Judgment affirmed. Hall, P. J., Eberhardt, P. J., Evans, Clark and Stolz, JJ., concur. Bell, C. J., Pannell and Quillian, JJ., dissent.

QUILLIAN, Judge., dissenting as to Division 2.

Here, the burden was upon the plaintiffs to establish they made a valid tender. See Code § 20-1105; Daniel v. Dalton News Co., 48 Ga. App. 772, 773 (173 SE 727); Rochester Capital Leasing Corp. v. Christian, 109 Ga. App. 818, 821 (137 SE2d 518) and cases cited; Bruce v. Crews, 39 Ga. 544 (3). For there to have been a valid tender, these three actions were essential: (1) tender of a check for the down payment in the amount of $15,750, (2) tender of a promissory note in the amount of $36,750, (3) tender of a security deed.

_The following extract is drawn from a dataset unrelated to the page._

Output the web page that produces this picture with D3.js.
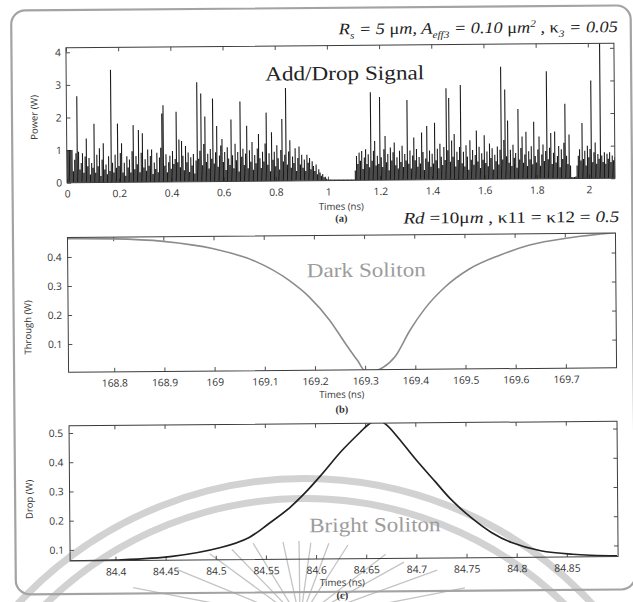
<!DOCTYPE html>
<html>
<head>
<meta charset="utf-8">
<script src="https://cdn.jsdelivr.net/npm/d3@7"></script>
<style>
  body { margin: 0; background: #fff; }
  svg { display: block; }
</style>
</head>
<body>
<svg id="fig" width="633" height="602"></svg>
<script>
// ---------- Panel (a): add/drop output power, one sample every 5 ps ----------
const addDropStep = 0.005; // ns
const addDropPower = [
  1.0, 1.0, 1.0, 1.0, 1.0, 0.35, 0.7, 0.9, 2.65, 0.95, 0.4, 0.6, 0.9, 0.3, 0.8, 1.35, 0.5, 0.75, 0.25, 0.6,
  0.45, 1.8, 0.3, 0.85, 0.5, 1.05, 0.2, 0.7, 1.2, 0.4, 0.55, 0.25, 0.8, 0.35, 3.45, 0.6, 0.3, 0.85, 0.45, 1.8,
  0.5, 0.9, 1.2, 0.3, 0.6, 0.2, 0.8, 0.45, 0.7, 0.3, 0.95, 1.75, 0.4, 0.8, 0.55, 1.6, 0.3, 0.9, 1.5, 0.45,
  0.7, 0.35, 1.0, 0.5, 0.8, 1.0, 0.25, 0.6, 0.4, 0.9, 0.3, 0.75, 1.05, 2.1, 2.35, 0.5, 0.85, 0.3, 0.6, 0.8,
  0.4, 0.95, 0.55, 0.7, 2.15, 0.6, 1.3, 0.45, 1.25, 0.8, 0.35, 1.1, 0.6, 0.9, 0.3, 0.75, 0.5, 0.85, 0.25, 0.65,
  3.05, 0.7, 0.95, 2.7, 0.5, 1.15, 2.0, 0.6, 0.85, 0.4, 1.0, 0.7, 2.55, 0.55, 0.9, 1.7, 0.45, 0.8, 1.1, 1.3,
  0.6, 0.9, 0.35, 1.05, 0.7, 0.5, 1.9, 0.8, 0.4, 1.15, 0.65, 0.9, 0.3, 2.45, 0.75, 1.0, 0.5, 0.85, 1.7, 0.4,
  0.95, 0.6, 1.2, 0.35, 0.8, 0.55, 1.0, 1.45, 0.7, 0.4, 0.9, 0.6, 1.15, 2.1, 0.5, 0.85, 0.3, 1.5, 0.65, 0.9,
  0.45, 1.1, 0.7, 0.35, 0.95, 1.9, 0.6, 0.8, 2.85, 0.5, 0.9, 1.25, 0.4, 0.75, 0.55, 1.0, 0.3, 0.7, 1.05, 0.5,
  0.8, 0.4, 0.65, 0.3, 0.8, 0.55, 0.7, 0.35, 0.6, 0.45, 0.3, 0.5, 0.2, 0.35, 0.25, 0.15, 0.2, 0.1, 0.12, 0.06,
  0.03, 0.03, 0.03, 0.03, 0.03, 0.03, 0.03, 0.03, 0.03, 0.03, 0.03, 0.03, 0.03, 0.03, 0.03, 0.03, 0.03, 0.03, 0.03, 0.03,
  0.03, 0.3, 0.75, 0.5, 0.85, 0.6, 0.9, 0.35, 0.7, 0.95, 0.5, 0.8, 0.4, 2.7, 0.6, 0.9, 1.2, 0.45, 0.75, 0.5,
  2.55, 0.7, 0.4, 0.95, 1.35, 0.55, 0.8, 0.3, 1.0, 0.6, 0.85, 1.15, 0.45, 0.7, 0.35, 0.9, 0.55, 1.05, 0.4, 0.8,
  0.6, 2.45, 0.5, 0.9, 0.35, 0.75, 1.3, 0.6, 0.95, 0.4, 0.7, 0.5, 1.45, 0.85, 0.3, 0.65, 1.65, 0.55, 0.9, 0.4,
  0.8, 0.5, 1.75, 0.6, 0.95, 0.35, 1.1, 0.7, 0.45, 1.0, 0.6, 2.8, 0.9, 2.5, 0.55, 1.2, 0.7, 1.4, 0.4, 0.85,
  0.6, 1.0, 2.9, 0.5, 0.85, 0.4, 1.05, 0.7, 0.3, 1.2, 0.6, 0.9, 0.45, 0.75, 1.5, 0.55, 1.0, 0.35, 0.8, 0.6,
  1.35, 0.5, 0.85, 0.4, 1.1, 0.65, 0.95, 0.3, 0.75, 0.55, 1.0, 0.45, 0.9, 3.45, 0.6, 1.2, 2.75, 0.7, 1.8, 0.5,
  0.9, 0.4, 1.05, 0.65, 0.8, 0.35, 2.15, 0.6, 0.95, 1.3, 0.5, 0.75, 1.45, 0.4, 0.85, 0.6, 1.0, 0.45, 1.75, 0.7,
  0.5, 0.9, 1.3, 0.4, 0.75, 1.05, 0.55, 0.85, 3.3, 0.6, 0.95, 1.4, 0.45, 0.8, 1.45, 0.5, 0.7, 1.0, 0.35, 0.9,
  0.6, 1.1, 2.3, 0.7, 0.45, 1.35, 0.4, 0.05, 0.04, 0.05, 0.06, 0.4, 0.7, 0.9, 0.55, 1.7, 0.6, 0.85, 0.4, 1.0,
  0.65, 0.9, 3.0, 0.5, 0.8, 1.1, 0.45, 0.75, 0.6, 4.3, 0.7, 0.5, 0.8, 0.45, 0.75, 0.6, 0.8, 0.5, 0.7, 0.55,
  0.65
];
const addDropTimeTicks = [0, 0.2, 0.4, 0.6, 0.8, 1, 1.2, 1.4, 1.6, 1.8, 2];
const addDropPowerTicks = [0, 1, 2, 3, 4];

// ---------- Panel (b): dark soliton at the through port ----------
const darkTime  = [168.71, 168.80, 168.90, 169.00, 169.08, 169.15, 169.19, 169.23, 169.26, 169.285, 169.30,
                   169.32, 169.335, 169.36, 169.39, 169.42, 169.46, 169.51, 169.57, 169.63, 169.71, 169.80];
const darkPower = [0.463, 0.461, 0.451, 0.424, 0.382, 0.313, 0.255, 0.175, 0.097, 0.035, 0.0,
                   0.0, 0.01, 0.048, 0.138, 0.212, 0.285, 0.348, 0.394, 0.428, 0.452, 0.468];
const darkTimeTicks  = [168.8, 168.9, 169, 169.1, 169.2, 169.3, 169.4, 169.5, 169.6, 169.7];
const darkPowerTicks = [0.1, 0.2, 0.3, 0.4];

// ---------- Panel (c): bright soliton at the drop port ----------
const brightTime  = [84.355, 84.40, 84.4565, 84.505, 84.533, 84.553, 84.574, 84.59, 84.606, 84.626, 84.646,
                     84.653, 84.662, 84.671, 84.683, 84.699, 84.719, 84.735, 84.755, 84.775, 84.795, 84.824,
                     84.856, 84.90];
const brightPower = [0.062, 0.064, 0.075, 0.104, 0.137, 0.184, 0.238, 0.29, 0.35, 0.43, 0.498,
                     0.52, 0.537, 0.52, 0.474, 0.405, 0.325, 0.262, 0.199, 0.148, 0.113, 0.084,
                     0.071, 0.064];
const brightTimeTicks  = [84.4, 84.45, 84.5, 84.55, 84.6, 84.65, 84.7, 84.75, 84.8, 84.85];
const brightPowerTicks = [0.1, 0.2, 0.3, 0.4, 0.5];

// ---------- Background emblem (sun rays and two arcs) ----------
const rayAngles  = [-79, -67.7, -53.7, -44, -31.4, -12.3, -0.7, 8, 20.6, 32.6, 52.5, 60.9, 70, 79];
const rayLengths = [170, 132, 112, 98, 90, 80, 79, 78, 82, 89, 108, 119, 146, 168];
const arcRadii   = [391.5, 371.5];

const SANS  = "'Open Sans', 'DejaVu Sans', sans-serif";
const SERIF = "'Liberation Serif', 'Times New Roman', serif";
const AXIS_COLOR = "#3c3c3c";

const svg = d3.select("#fig");

// emblem behind the figure
const emblem = svg.append("g");
emblem.selectAll("circle.arc").data(arcRadii).join("circle")
  .attr("class", "arc")
  .attr("cx", 305).attr("cy", 870).attr("r", d => d)
  .attr("fill", "none").attr("stroke", "#d2d2d2").attr("stroke-width", 7);
emblem.selectAll("line.ray").data(rayAngles).join("line")
  .attr("class", "ray")
  .attr("x1", 300).attr("y1", 620)
  .attr("x2", (d, i) => 300 + rayLengths[i] * Math.sin(d * Math.PI / 180))
  .attr("y2", (d, i) => 620 - rayLengths[i] * Math.cos(d * Math.PI / 180))
  .attr("stroke", "#c4c4c4").attr("stroke-width", 1.3);

// the printed page is slightly tilted
const page = svg.append("g").attr("transform", "rotate(-0.47,316,300)");

page.append("rect")
  .attr("x", 13.5).attr("y", 8).attr("width", 619.5).attr("height", 584).attr("rx", 14)
  .attr("fill", "none").attr("stroke", "#a3a3a3").attr("stroke-width", 2.2);

const X0 = 68, X1 = 616;

function drawPanel(id, top, bottom, xDomain, yDomain, xTicks, yTicks, yLabPad) {
  const x = d3.scaleLinear().domain(xDomain).range([X0, X1]);
  const y = d3.scaleLinear().domain(yDomain).range([bottom, top]);
  const g = page.append("g");
  const fmt = d3.format("~g");

  g.append("clipPath").attr("id", id)
    .append("rect").attr("x", X0).attr("y", top).attr("width", X1 - X0).attr("height", bottom - top);

  const styleAxis = sel => {
    sel.select(".domain").remove();
    sel.selectAll(".tick line").attr("stroke", AXIS_COLOR).attr("stroke-width", 0.9);
    sel.selectAll(".tick text").attr("fill", "#333").attr("font-family", SANS).attr("font-size", 10.3);
  };
  g.append("g").attr("transform", `translate(0,${bottom})`)
    .call(d3.axisBottom(x).tickValues(xTicks).tickFormat(fmt).tickSizeInner(-4).tickSizeOuter(0).tickPadding(7.5))
    .call(styleAxis);
  g.append("g").attr("transform", `translate(0,${top})`)
    .call(d3.axisTop(x).tickValues(xTicks).tickFormat("").tickSizeInner(-4).tickSizeOuter(0))
    .call(styleAxis);
  g.append("g").attr("transform", `translate(${X0},0)`)
    .call(d3.axisLeft(y).tickValues(yTicks).tickFormat(fmt).tickSizeInner(-4).tickSizeOuter(0).tickPadding(yLabPad))
    .call(styleAxis);
  g.append("g").attr("transform", `translate(${X1},0)`)
    .call(d3.axisRight(y).tickValues(yTicks).tickFormat("").tickSizeInner(-4).tickSizeOuter(0))
    .call(styleAxis);

  const plot = g.append("g").attr("clip-path", `url(#${id})`);
  g.append("rect").attr("x", X0).attr("y", top).attr("width", X1 - X0).attr("height", bottom - top)
    .attr("fill", "none").attr("stroke", AXIS_COLOR).attr("stroke-width", 1);
  return { x, y, g, plot };
}

function axisTitles(g, cx, xTitleY, tagY, tag, yTitleX, yTitleY, yTitle) {
  g.append("text").attr("x", cx).attr("y", xTitleY).attr("text-anchor", "middle")
    .attr("font-family", SANS).attr("font-size", 9.6).attr("fill", "#333").text("Times (ns)");
  g.append("text").attr("x", cx).attr("y", tagY).attr("text-anchor", "middle")
    .attr("font-family", SERIF).attr("font-weight", "bold").attr("font-size", 10.5).attr("fill", "#333").text(tag);
  g.append("text").attr("transform", `translate(${yTitleX},${yTitleY}) rotate(-90)`)
    .attr("text-anchor", "middle").attr("font-family", SANS).attr("font-size", 9.5).attr("fill", "#333").text(yTitle);
}

function richText(parent, x, y, size, width, parts) {
  const t = parent.append("text").attr("x", x).attr("y", y)
    .attr("font-family", SERIF).attr("font-size", size).attr("fill", "#1e1e1e")
    .attr("textLength", width).attr("lengthAdjust", "spacingAndGlyphs");
  let shift = 0;
  parts.forEach(p => {
    const target = p.sub ? size * 0.28 : p.sup ? -size * 0.38 : 0;
    const ts = t.append("tspan").text(p.t).attr("dy", target - shift);
    shift = target;
    if (p.sub || p.sup) ts.attr("font-size", size * 0.62);
    ts.attr("font-style", p.up ? "normal" : "italic");
  });
  return t;
}

// ----- (a) -----
const A = drawPanel("clipA", 45.7, 180.7, [0, 2.1], [0, 4.14], addDropTimeTicks, addDropPowerTicks, 5);
A.plot.append("path")
  .attr("d", addDropPower.map((v, i) => {
    const px = A.x(i * addDropStep);
    return `M${px},${A.y(0)}V${A.y(v)}`;
  }).join(""))
  .attr("stroke", "#1a1a1a").attr("stroke-width", 1.1).attr("fill", "none");
page.append("text").attr("x", 346.5).attr("y", 80.2).attr("text-anchor", "middle")
  .attr("font-family", SERIF).attr("font-size", 20).attr("fill", "#222")
  .attr("textLength", 159).attr("lengthAdjust", "spacingAndGlyphs").text("Add/Drop Signal");
axisTitles(page, 342, 210, 222, "(a)", 39, 115, "Power (W)");

richText(page, 341, 34.5, 16, 279, [
  { t: "R" }, { t: "s", sub: true }, { t: " = 5 " }, { t: "μ", up: true }, { t: "m, A" },
  { t: "eff3", sub: true }, { t: " = 0.10 " }, { t: "μ", up: true }, { t: "m" }, { t: "2", sup: true },
  { t: " , " }, { t: "κ", up: true }, { t: "3", sub: true }, { t: " = 0.05" }
]);
richText(page, 404, 224.3, 16, 216, [
  { t: "Rd" }, { t: " =10", up: true }, { t: "μ", up: true }, { t: "m" },
  { t: " , κ11 = κ12 = ", up: true }, { t: "0.5" }
]);

// ----- (b) -----
const B = drawPanel("clipB", 235.5, 370.2, [168.709, 169.801], [0.003, 0.467], darkTimeTicks, darkPowerTicks, 6);
B.plot.append("path")
  .datum(darkTime.map((t, i) => [t, darkPower[i]]))
  .attr("d", d3.line().x(d => B.x(d[0])).y(d => B.y(d[1])).curve(d3.curveMonotoneX))
  .attr("stroke", "#8c8c8c").attr("stroke-width", 1.6).attr("fill", "none");
page.append("text").attr("x", 366.5).attr("y", 277.1).attr("text-anchor", "middle")
  .attr("font-family", SERIF).attr("font-size", 20).attr("fill", "#9c9c9c")
  .attr("textLength", 119).attr("lengthAdjust", "spacingAndGlyphs").text("Dark Soliton");
axisTitles(page, 341, 398, 413, "(b)", 31, 325, "Through (W)");

// ----- (c) -----
const C = drawPanel("clipC", 423.7, 559, [84.3548, 84.9011], [0.062, 0.525], brightTimeTicks, brightPowerTicks, 6);
C.plot.append("path")
  .datum(brightTime.map((t, i) => [t, brightPower[i]]))
  .attr("d", d3.line().x(d => C.x(d[0])).y(d => C.y(d[1])).curve(d3.curveCatmullRom.alpha(0.5)))
  .attr("stroke", "#222").attr("stroke-width", 1.7).attr("fill", "none");
page.append("text").attr("x", 373).attr("y", 532.2).attr("text-anchor", "middle")
  .attr("font-family", SERIF).attr("font-size", 20.5).attr("fill", "#9c9c9c")
  .attr("textLength", 131.5).attr("lengthAdjust", "spacingAndGlyphs").text("Bright Soliton");
axisTitles(page, 340, 586, 599, "(c)", 31, 497, "Drop (W)");
</script>
</body>
</html>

The plaintiffs introduced evidence with regard to the tender of a check, but the trial judge found that there was insufficient evidence to establish that two security instruments which were offered in evidence were the ones which were allegedly tendered to the defendant. The *153 instruments were ruled out and do not appear in the evidence before us. While it was established that "something" was tendered (which certainly is not enough), it was not shown that the essential promissory note or the essential security deed was tendered.

The cases cited by the majority deal with the principle that waiver results where tender is rejected without a statement that the ground of objection is the medium of payment. There is no waiver where a full tender is not made, unless the party unmistakedly refuses any tender. Code § 20-1105 requires a tender "in full of the specific debt, and not in part." State Highway Dept. v. Hewitt Contr. Co., 115 Ga. App. 606 (1b) (155 SE2d 422).

There is no evidence here that would support a finding that the defendant by her action waived any offer of tender. Compare Blount v. Lynch, 24 Ga. App. 217, 221 (2) (100 SE 644); Leggett v. Todd, 110 Ga. App. 41 (5) (137 SE2d 742). The plaintiffs having the burden of showing that they made a full and complete tender failed to do so and hence a verdict in their favor should not stand.

I am authorized to state that Chief Judge Bell and Judge Pannell concur in this dissent.